One of the few times Mont Tennes lost a substantial bet was during the famous 1919 "Black Sox" scandal, in which Chicago White Sox players allegedly threw the World Series in league with a group of New York gamblers. Tennes later claimed he knew the fix was in, but put up $80,000 on his home team anyway. As a Northsider, Tennes really should have only bet on the Cubs.
When reformer "Decent" William Dever was elected Mayor of Chicago in 1924, a 51 year-old Tennes decided to get out of the business of operating handbooks and focus exclusively on his news service. A few years later, noting the
violent tendencies of
Al Capone and other Chicago gangsters, who increasingly were expressing interest in the sporting news business, Tennes sold the General News Bureau in 1927, with a 50% interest going to media mogul Moe Annenberg, founder of the Daily Racing Form.
In retirement, Mont Tennes devoted himself to his progeny, his golf, and his charity work. When he died on August 6, 1941, his heirs received a $5 million estate which provided for a $2,000 monthly lifetime income for his wife, Ida, $700 monthly to each of his four children, and $200 monthly for each grandchild. One of the Tennes boys, Ray, ran a Ford dealership, while another, Horace, became a champion motorboat racer.
He also established a $1,000,000 trust fund, which donated to Roman Catholic, Jewish, and Masonic charities, and ordered $10,000 annually to support a new "character home" for wayward boys, Camp Honor.
The General News Bureau was run by Moe Annenberg together with a Capone associate, James Ragen, until the latter went to prison in 1939 (Ragen was murdered by Capone hitmen in 1946).

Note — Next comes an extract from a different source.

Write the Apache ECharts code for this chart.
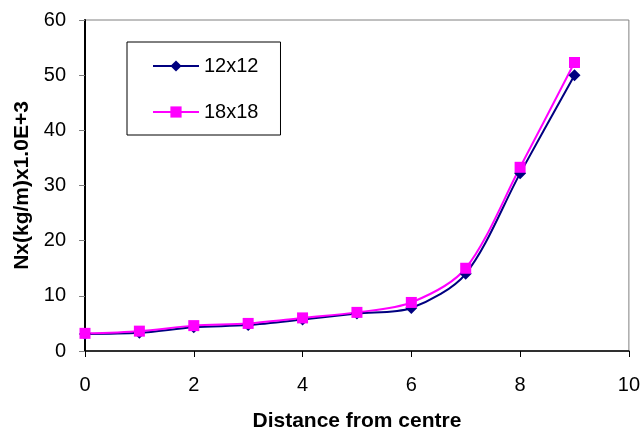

Afterwards, the Bureau was reorganized and rechristened as the Continental Press Service, and eventually passed into the control of Moe's son Walter Annenberg, who used the money from his news empire, which included Continental Press, to fund journalism schools at the
University of Southern California and the
University of Pennsylvania.
Tennes' mansion at 632 W. Belden, which was built in 1885, still stands today.